Enfin, si le conseil a rappelé qu'il admettait que l'établissement d'une mercuriale n'était pas en soi contraire aux règles du droit de la concurrence, pour autant qu'un tel document se limite à publier des prix effectivement constatés pendant une période déterminée et relevés selon des méthodes scientifiques, le projet de document Anaprix ne peut, en aucun cas, compte tenu de ses modalités d'élaboration, être qualifié comme tel.
Conclusion
Le conseil ne peut finalement que confirmer sa position défavorable vis-à-vis des pratiques consistant soit à donner des indications chiffrées de coûts, qu'il s'agisse de coûts s'inscrivant dans des fourchettes ou de coûts forfaitaires, soit à fournir des prix dont les composantes sont établies, d'une part, à partir d'éléments techniques normalisés et, d'autre part, à partir de valeurs moyennes ne résultant pas de constatations objectives, dès lors que de telles pratiques induisent des rigidités dans la fixation des prix et dissuadent les entreprises de fixer ceux-ci de façon autonome à partir d'une meilleure connaissance de leurs coûts. De surcroît, les études de prix fournissent à chaque entreprise des indications sur les prix considérés comme normaux dans la profession, ce qui peut avoir pour effet non seulement de favoriser un alignement artificiel des prix, mais de conduire à des pratiques concertées en matière de passation des marchés publics.
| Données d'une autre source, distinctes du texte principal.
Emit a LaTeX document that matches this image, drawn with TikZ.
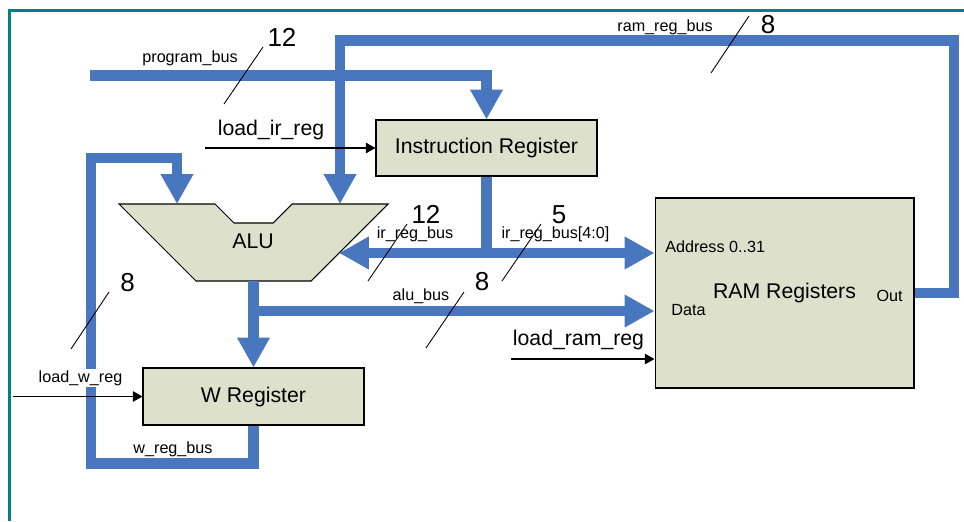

Par ailleurs, on peut s'interroger sur l'aspect positif d'une aide à la gestion apportée sous cette forme aux entrepreneurs, car, sous couvert d'une apparente facilité, la fourniture de prix standards peut avoir l'effet inverse de celui recherché par la démarche pédagogique de la Fédération en dissuadant les chefs d'entreprise de calculer leurs coûts et de fixer leurs prix en fonction de la situation réelle de leur exploitation et des caractéristiques de chaque chantier.